Supplied material:
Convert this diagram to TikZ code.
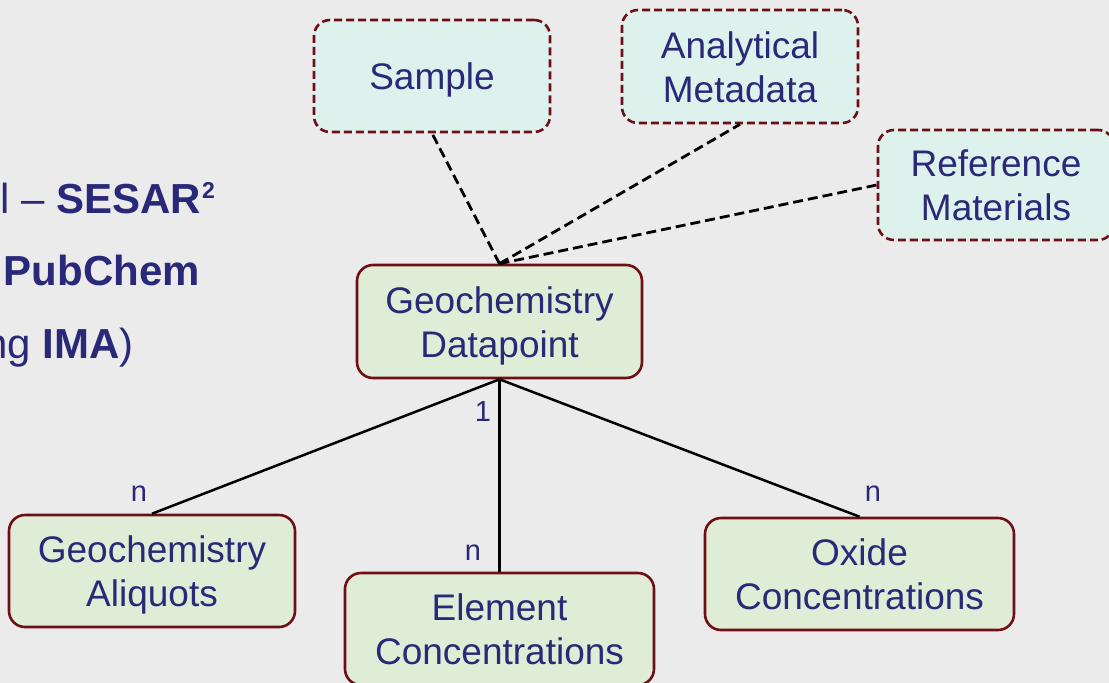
\documentclass[tikz,border=0pt]{standalone}
\usepackage{fontspec}
\setmainfont{Liberation Sans}
\definecolor{navy}{RGB}{42,40,120}
\definecolor{boxborder}{RGB}{110,14,22}
\definecolor{greenfill}{RGB}{223,237,215}
\definecolor{cyanfill}{RGB}{222,242,237}
\definecolor{bgcol}{RGB}{235,235,235}
\newcommand{\boxtwo}[2]{\raisebox{0pt}[71pt][0pt]{\begin{tabular}[b]{@{}c@{}}#1\\#2\end{tabular}}}
\newcommand{\boxone}[1]{\raisebox{0pt}[27pt][0pt]{#1}}
\tikzset{
  entity/.style={rectangle, rounded corners=16pt, draw=boxborder, line width=2.6pt,
    fill=greenfill, text=navy, inner sep=0pt,
    font=\fontsize{37}{44}\selectfont, align=center},
  optentity/.style={entity, fill=cyanfill, dash pattern=on 8pt off 4pt},
  optlink/.style={draw=black, line width=2.8pt, dash pattern=on 10pt off 5pt},
  link/.style={draw=black, line width=2.5pt},
  card/.style={text=navy, inner sep=0pt, font=\fontsize{29}{33}\selectfont},
  lefttext/.style={text=navy, inner sep=0pt, font=\fontsize{42}{50}\selectfont, anchor=base east}
}
\begin{document}
\begin{tikzpicture}[x=1pt,y=-1pt]
\useasboundingbox (0,0) rectangle (1109,683);
\fill[bgcol] (0,0) rectangle (1109,683);

% left partial text
\node[lefttext] (t1) at (215,213) {l – \textbf{SESAR}\hspace{1pt}\raisebox{15pt}{\fontsize{23}{23}\selectfont\textbf{2}}};
\node[lefttext] (t2) at (200,285) {\textbf{PubChem}};
\node[lefttext] (t3) at (134,358) {ng \textbf{IMA})};

% optional entities
\node[optentity, minimum width=236pt, minimum height=112pt] (sample) at (432,76) {\boxone{Sample}};
\node[optentity, minimum width=236pt, minimum height=113pt] (analytical) at (740,66.5) {\boxtwo{Analytical}{Metadata}};
\node[optentity, minimum width=236pt, minimum height=110pt] (reference) at (996,185) {\boxtwo{Reference}{Materials}};

% main entities
\node[entity, minimum width=285pt, minimum height=113pt] (datapoint) at (499.5,321.5) {\boxtwo{Geochemistry}{Datapoint}};
\node[entity, minimum width=286pt, minimum height=112pt] (aliquots) at (152,571) {\boxtwo{Geochemistry}{Aliquots}};
\node[entity, minimum width=309pt, minimum height=112pt] (element) at (499.5,629) {\boxtwo{Element}{Concentrations}};
\node[entity, minimum width=309pt, minimum height=112pt] (oxide) at (859.5,574) {\boxtwo{Oxide}{Concentrations}};

% dashed links
\draw[optlink] (datapoint.north) -- (sample.south);
\draw[optlink] (datapoint.north) -- (analytical.south);
\draw[optlink] (datapoint.north) -- (reference.west);

% solid links
\draw[link] (datapoint.south) -- (aliquots.north);
\draw[link] (datapoint.south) -- (element.north);
\draw[link] (datapoint.south) -- (oxide.north);

% cardinalities
\node[card] (c1) at (483,412) {1};
\node[card] (cn1) at (139,494) {n};
\node[card] (cn2) at (473,553) {n};
\node[card] (cn3) at (873,494) {n};
\end{tikzpicture}
\end{document}
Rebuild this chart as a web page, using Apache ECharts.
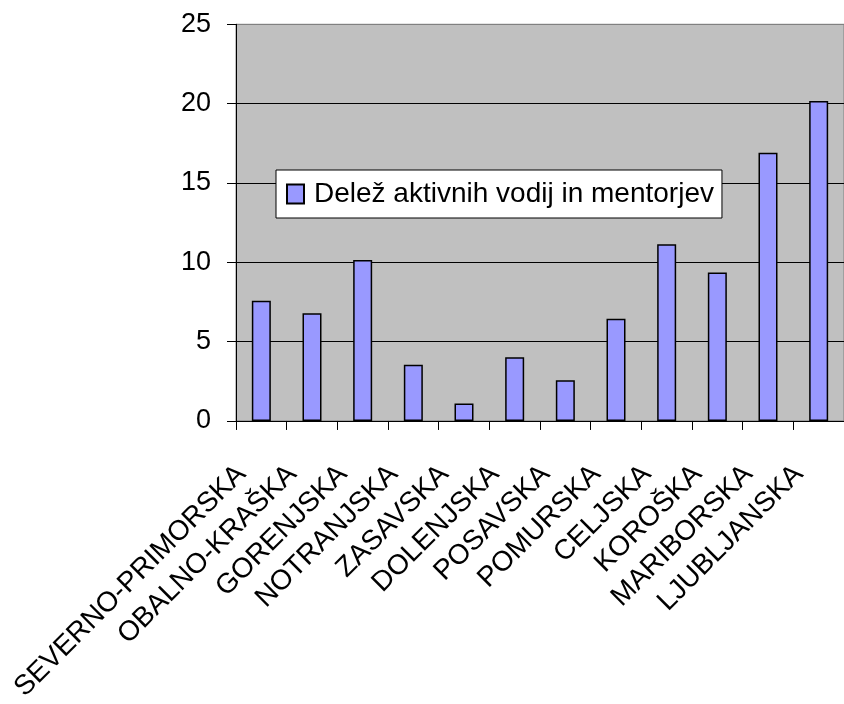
<!DOCTYPE html>
<html>
<head>
<meta charset="utf-8">
<script src="https://cdn.jsdelivr.net/npm/echarts@6/dist/echarts.min.js"></script>
<style>
html,body{margin:0;padding:0;background:#fff;}
#chart{width:844px;height:704px;}
</style>
</head>
<body>
<div id="chart"></div>
<script>
const categories = ['SEVERNO-PRIMORSKA','OBALNO-KRAŠKA','GORENJSKA','NOTRANJSKA','ZASAVSKA','DOLENJSKA','POSAVSKA','POMURSKA','CELJSKA','KOROŠKA','MARIBORSKA','LJUBLJANSKA'];
const seriesName = 'Delež aktivnih vodij in mentorjev';
const values = [7.57, 6.79, 10.15, 3.54, 1.1, 4.01, 2.56, 6.44, 11.13, 9.35, 16.91, 20.17];
const yTicks = { min: 0, max: 25, interval: 5 };

const chart = echarts.init(document.getElementById('chart'));
const font = '"Liberation Sans", Arial, sans-serif';
chart.setOption({
  animation: false,
  backgroundColor: '#ffffff',
  textStyle: { fontFamily: font },
  grid: {
    left: 236, right: 0, top: 24.3, bottom: 272.3,
    show: true, backgroundColor: '#C0C0C0', borderColor: '#808080', borderWidth: 1
  },
  legend: {
    left: 276, top: 170,
    orient: 'horizontal',
    backgroundColor: '#ffffff',
    borderColor: '#000000', borderWidth: 1,
    padding: [10, 8, 10, 10],
    itemWidth: 17, itemHeight: 19,
    icon: 'rect',
    textStyle: { fontFamily: font, fontSize: 28, color: '#000', padding: [0, 0, 0, 5] },
    data: [seriesName]
  },
  xAxis: {
    type: 'category',
    data: categories,
    boundaryGap: true,
    axisLine: { lineStyle: { color: '#000', width: 1 } },
    axisTick: { show: true, length: 9, alignWithLabel: false, lineStyle: { color: '#000' } },
    axisLabel: { rotate: 45, margin: 29, fontSize: 28, color: '#000', fontFamily: font, interval: 0, padding: [0, 28, 0, 0] }
  },
  yAxis: {
    type: 'value',
    min: yTicks.min, max: yTicks.max, interval: yTicks.interval,
    axisLine: { show: true, lineStyle: { color: '#000', width: 1 } },
    axisTick: { show: true, length: 9, lineStyle: { color: '#000' } },
    axisLabel: { margin: 25, fontSize: 27, color: '#000', fontFamily: font },
    splitLine: { show: true, lineStyle: { color: ['#000','#000','#000','#000','#000','#808080'], width: 1 } }
  },
  series: [{
    name: seriesName,
    type: 'bar',
    data: values,
    barWidth: 19,
    itemStyle: { color: '#9999FF', borderColor: '#000', borderWidth: 1.5 }
  }]
});
</script>
</body>
</html>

Work to do:
In this exercise, set down all of the data exactly, without the pictures.

Response:
Convert this diagram to TikZ code.
\documentclass[tikz,border=0pt]{standalone}
\usepackage{fontspec}
\setmainfont{Liberation Sans}
\definecolor{navy}{RGB}{42,40,120}
\definecolor{boxborder}{RGB}{110,14,22}
\definecolor{greenfill}{RGB}{223,237,215}
\definecolor{cyanfill}{RGB}{222,242,237}
\definecolor{bgcol}{RGB}{235,235,235}
\newcommand{\boxtwo}[2]{\raisebox{0pt}[71pt][0pt]{\begin{tabular}[b]{@{}c@{}}#1\\#2\end{tabular}}}
\newcommand{\boxone}[1]{\raisebox{0pt}[27pt][0pt]{#1}}
\tikzset{
  entity/.style={rectangle, rounded corners=16pt, draw=boxborder, line width=2.6pt,
    fill=greenfill, text=navy, inner sep=0pt,
    font=\fontsize{37}{44}\selectfont, align=center},
  optentity/.style={entity, fill=cyanfill, dash pattern=on 8pt off 4pt},
  optlink/.style={draw=black, line width=2.8pt, dash pattern=on 10pt off 5pt},
  link/.style={draw=black, line width=2.5pt},
  card/.style={text=navy, inner sep=0pt, font=\fontsize{29}{33}\selectfont},
  lefttext/.style={text=navy, inner sep=0pt, font=\fontsize{42}{50}\selectfont, anchor=base east}
}
\begin{document}
\begin{tikzpicture}[x=1pt,y=-1pt]
\useasboundingbox (0,0) rectangle (1109,683);
\fill[bgcol] (0,0) rectangle (1109,683);

% left partial text
\node[lefttext] (t1) at (215,213) {l – \textbf{SESAR}\hspace{1pt}\raisebox{15pt}{\fontsize{23}{23}\selectfont\textbf{2}}};
\node[lefttext] (t2) at (200,285) {\textbf{PubChem}};
\node[lefttext] (t3) at (134,358) {ng \textbf{IMA})};

% optional entities
\node[optentity, minimum width=236pt, minimum height=112pt] (sample) at (432,76) {\boxone{Sample}};
\node[optentity, minimum width=236pt, minimum height=113pt] (analytical) at (740,66.5) {\boxtwo{Analytical}{Metadata}};
\node[optentity, minimum width=236pt, minimum height=110pt] (reference) at (996,185) {\boxtwo{Reference}{Materials}};

% main entities
\node[entity, minimum width=285pt, minimum height=113pt] (datapoint) at (499.5,321.5) {\boxtwo{Geochemistry}{Datapoint}};
\node[entity, minimum width=286pt, minimum height=112pt] (aliquots) at (152,571) {\boxtwo{Geochemistry}{Aliquots}};
\node[entity, minimum width=309pt, minimum height=112pt] (element) at (499.5,629) {\boxtwo{Element}{Concentrations}};
\node[entity, minimum width=309pt, minimum height=112pt] (oxide) at (859.5,574) {\boxtwo{Oxide}{Concentrations}};

% dashed links
\draw[optlink] (datapoint.north) -- (sample.south);
\draw[optlink] (datapoint.north) -- (analytical.south);
\draw[optlink] (datapoint.north) -- (reference.west);

% solid links
\draw[link] (datapoint.south) -- (aliquots.north);
\draw[link] (datapoint.south) -- (element.north);
\draw[link] (datapoint.south) -- (oxide.north);

% cardinalities
\node[card] (c1) at (483,412) {1};
\node[card] (cn1) at (139,494) {n};
\node[card] (cn2) at (473,553) {n};
\node[card] (cn3) at (873,494) {n};
\end{tikzpicture}
\end{document}
Rebuild this chart as a web page, using Apache ECharts.
<!DOCTYPE html>
<html>
<head>
<meta charset="utf-8">
<script src="https://cdn.jsdelivr.net/npm/echarts@6/dist/echarts.min.js"></script>
<style>
html,body{margin:0;padding:0;background:#fff;}
#chart{width:844px;height:704px;}
</style>
</head>
<body>
<div id="chart"></div>
<script>
const categories = ['SEVERNO-PRIMORSKA','OBALNO-KRAŠKA','GORENJSKA','NOTRANJSKA','ZASAVSKA','DOLENJSKA','POSAVSKA','POMURSKA','CELJSKA','KOROŠKA','MARIBORSKA','LJUBLJANSKA'];
const seriesName = 'Delež aktivnih vodij in mentorjev';
const values = [7.57, 6.79, 10.15, 3.54, 1.1, 4.01, 2.56, 6.44, 11.13, 9.35, 16.91, 20.17];
const yTicks = { min: 0, max: 25, interval: 5 };

const chart = echarts.init(document.getElementById('chart'));
const font = '"Liberation Sans", Arial, sans-serif';
chart.setOption({
  animation: false,
  backgroundColor: '#ffffff',
  textStyle: { fontFamily: font },
  grid: {
    left: 236, right: 0, top: 24.3, bottom: 272.3,
    show: true, backgroundColor: '#C0C0C0', borderColor: '#808080', borderWidth: 1
  },
  legend: {
    left: 276, top: 170,
    orient: 'horizontal',
    backgroundColor: '#ffffff',
    borderColor: '#000000', borderWidth: 1,
    padding: [10, 8, 10, 10],
    itemWidth: 17, itemHeight: 19,
    icon: 'rect',
    textStyle: { fontFamily: font, fontSize: 28, color: '#000', padding: [0, 0, 0, 5] },
    data: [seriesName]
  },
  xAxis: {
    type: 'category',
    data: categories,
    boundaryGap: true,
    axisLine: { lineStyle: { color: '#000', width: 1 } },
    axisTick: { show: true, length: 9, alignWithLabel: false, lineStyle: { color: '#000' } },
    axisLabel: { rotate: 45, margin: 29, fontSize: 28, color: '#000', fontFamily: font, interval: 0, padding: [0, 28, 0, 0] }
  },
  yAxis: {
    type: 'value',
    min: yTicks.min, max: yTicks.max, interval: yTicks.interval,
    axisLine: { show: true, lineStyle: { color: '#000', width: 1 } },
    axisTick: { show: true, length: 9, lineStyle: { color: '#000' } },
    axisLabel: { margin: 25, fontSize: 27, color: '#000', fontFamily: font },
    splitLine: { show: true, lineStyle: { color: ['#000','#000','#000','#000','#000','#808080'], width: 1 } }
  },
  series: [{
    name: seriesName,
    type: 'bar',
    data: values,
    barWidth: 19,
    itemStyle: { color: '#9999FF', borderColor: '#000', borderWidth: 1.5 }
  }]
});
</script>
</body>
</html>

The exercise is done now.